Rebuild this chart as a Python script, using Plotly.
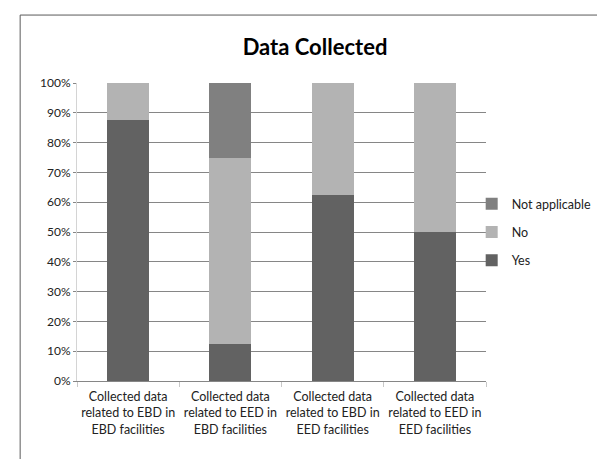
import plotly.graph_objects as go

categories = [
    "Collected data<br>related to EBD in<br>EBD facilities",
    "Collected data<br>related to EED in<br>EBD facilities",
    "Collected data<br>related to EBD in<br>EED facilities",
    "Collected data<br>related to EED in<br>EED facilities",
]
yes_vals = [87.5, 12.5, 62.5, 50.0]
no_vals = [12.5, 62.5, 37.5, 50.0]
na_vals = [0.0, 25.0, 0.0, 0.0]
y_ticks = [0, 10, 20, 30, 40, 50, 60, 70, 80, 90, 100]
y_tick_labels = [f"{v}%" for v in y_ticks]

FONT = "Lato, DejaVu Sans Condensed, sans-serif"

fig = go.Figure()
fig.add_trace(go.Bar(x=categories, y=yes_vals, name="Yes", marker_color="#626262",
                     marker_line_width=0, legendgroup="a", legendrank=3))
fig.add_trace(go.Bar(x=categories, y=no_vals, name="No", marker_color="#b3b3b3",
                     marker_line_width=0, legendgroup="b", legendrank=2))
fig.add_trace(go.Bar(x=categories, y=na_vals, name="Not applicable", marker_color="#808080",
                     marker_line_width=0, legendgroup="c", legendrank=1))

fig.update_layout(
    barmode="stack",
    bargap=0.59,
    width=605,
    height=459,
    margin=dict(l=69, r=127, t=75, b=86),
    paper_bgcolor="white",
    plot_bgcolor="white",
    font=dict(family=FONT, size=12, color="#222222"),
    title=dict(text="<b>Data Collected</b>", x=307 / 605, xanchor="center", y=1 - 39 / 459,
               yanchor="middle", font=dict(family=FONT, size=22, color="black")),
    showlegend=True,
    legend=dict(x=0.965, y=0.5, xanchor="left", yanchor="middle", traceorder="grouped",
                font=dict(family=FONT, size=12.5, color="#222222"), itemwidth=30, tracegroupgap=9,
                bgcolor="rgba(0,0,0,0)"),
    xaxis=dict(showline=True, linecolor="#868686", linewidth=1, ticks="outside", tickson="boundaries",
               ticklen=5, tickcolor="#c8c8c8", showgrid=False, tickangle=0, automargin=False,
               ticklabelstandoff=4, tickfont=dict(size=12.5, family=FONT)),
    yaxis=dict(range=[0, 100], tickvals=y_ticks, ticktext=y_tick_labels, showline=True,
               linecolor="#d4d4d4", linewidth=1, ticks="outside", ticklen=3, tickcolor="#868686",
               showgrid=True, gridcolor="#868686", gridwidth=1, automargin=False,
               tickfont=dict(size=12, family=FONT), zeroline=False),
    shapes=[dict(type="rect", xref="paper", yref="paper", x0=-0.139, x1=1.303, y0=-0.35, y1=1.228,
                 line=dict(color="#5a5a5a", width=1), fillcolor="rgba(0,0,0,0)", layer="below")],
)

fig.write_html("out.html")
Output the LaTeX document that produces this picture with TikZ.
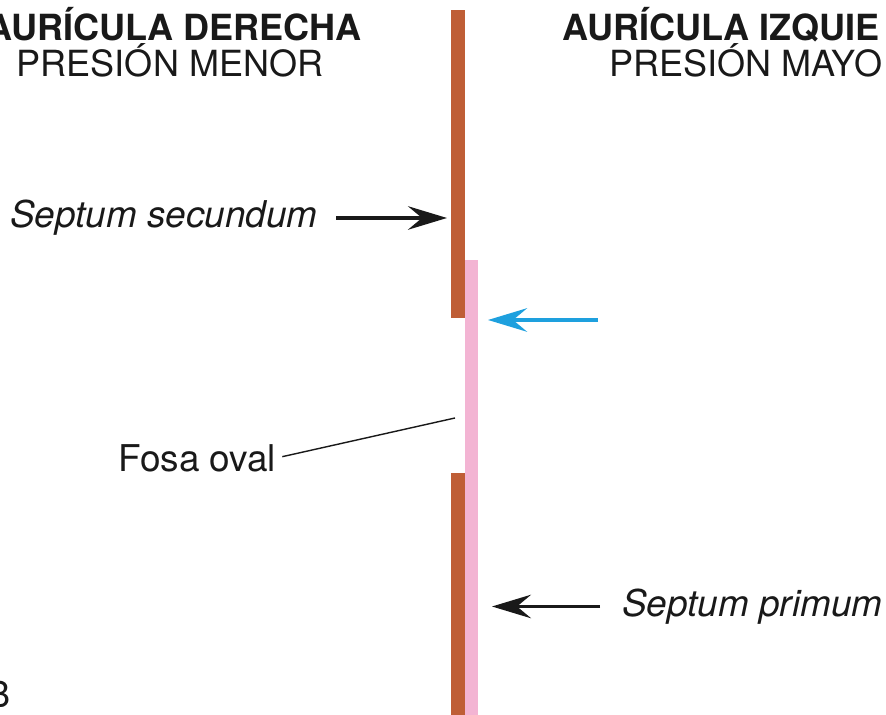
───
TASK DIRECTIONS
Apart from the pictures, the entries above are to be repeated in full and exactly.

REPLY TO THE TASK
Rebuild this chart as a Python script, using Plotly.
import plotly.graph_objects as go

categories = [
    "Collected data<br>related to EBD in<br>EBD facilities",
    "Collected data<br>related to EED in<br>EBD facilities",
    "Collected data<br>related to EBD in<br>EED facilities",
    "Collected data<br>related to EED in<br>EED facilities",
]
yes_vals = [87.5, 12.5, 62.5, 50.0]
no_vals = [12.5, 62.5, 37.5, 50.0]
na_vals = [0.0, 25.0, 0.0, 0.0]
y_ticks = [0, 10, 20, 30, 40, 50, 60, 70, 80, 90, 100]
y_tick_labels = [f"{v}%" for v in y_ticks]

FONT = "Lato, DejaVu Sans Condensed, sans-serif"

fig = go.Figure()
fig.add_trace(go.Bar(x=categories, y=yes_vals, name="Yes", marker_color="#626262",
                     marker_line_width=0, legendgroup="a", legendrank=3))
fig.add_trace(go.Bar(x=categories, y=no_vals, name="No", marker_color="#b3b3b3",
                     marker_line_width=0, legendgroup="b", legendrank=2))
fig.add_trace(go.Bar(x=categories, y=na_vals, name="Not applicable", marker_color="#808080",
                     marker_line_width=0, legendgroup="c", legendrank=1))

fig.update_layout(
    barmode="stack",
    bargap=0.59,
    width=605,
    height=459,
    margin=dict(l=69, r=127, t=75, b=86),
    paper_bgcolor="white",
    plot_bgcolor="white",
    font=dict(family=FONT, size=12, color="#222222"),
    title=dict(text="<b>Data Collected</b>", x=307 / 605, xanchor="center", y=1 - 39 / 459,
               yanchor="middle", font=dict(family=FONT, size=22, color="black")),
    showlegend=True,
    legend=dict(x=0.965, y=0.5, xanchor="left", yanchor="middle", traceorder="grouped",
                font=dict(family=FONT, size=12.5, color="#222222"), itemwidth=30, tracegroupgap=9,
                bgcolor="rgba(0,0,0,0)"),
    xaxis=dict(showline=True, linecolor="#868686", linewidth=1, ticks="outside", tickson="boundaries",
               ticklen=5, tickcolor="#c8c8c8", showgrid=False, tickangle=0, automargin=False,
               ticklabelstandoff=4, tickfont=dict(size=12.5, family=FONT)),
    yaxis=dict(range=[0, 100], tickvals=y_ticks, ticktext=y_tick_labels, showline=True,
               linecolor="#d4d4d4", linewidth=1, ticks="outside", ticklen=3, tickcolor="#868686",
               showgrid=True, gridcolor="#868686", gridwidth=1, automargin=False,
               tickfont=dict(size=12, family=FONT), zeroline=False),
    shapes=[dict(type="rect", xref="paper", yref="paper", x0=-0.139, x1=1.303, y0=-0.35, y1=1.228,
                 line=dict(color="#5a5a5a", width=1), fillcolor="rgba(0,0,0,0)", layer="below")],
)

fig.write_html("out.html")
Output the LaTeX document that produces this picture with TikZ.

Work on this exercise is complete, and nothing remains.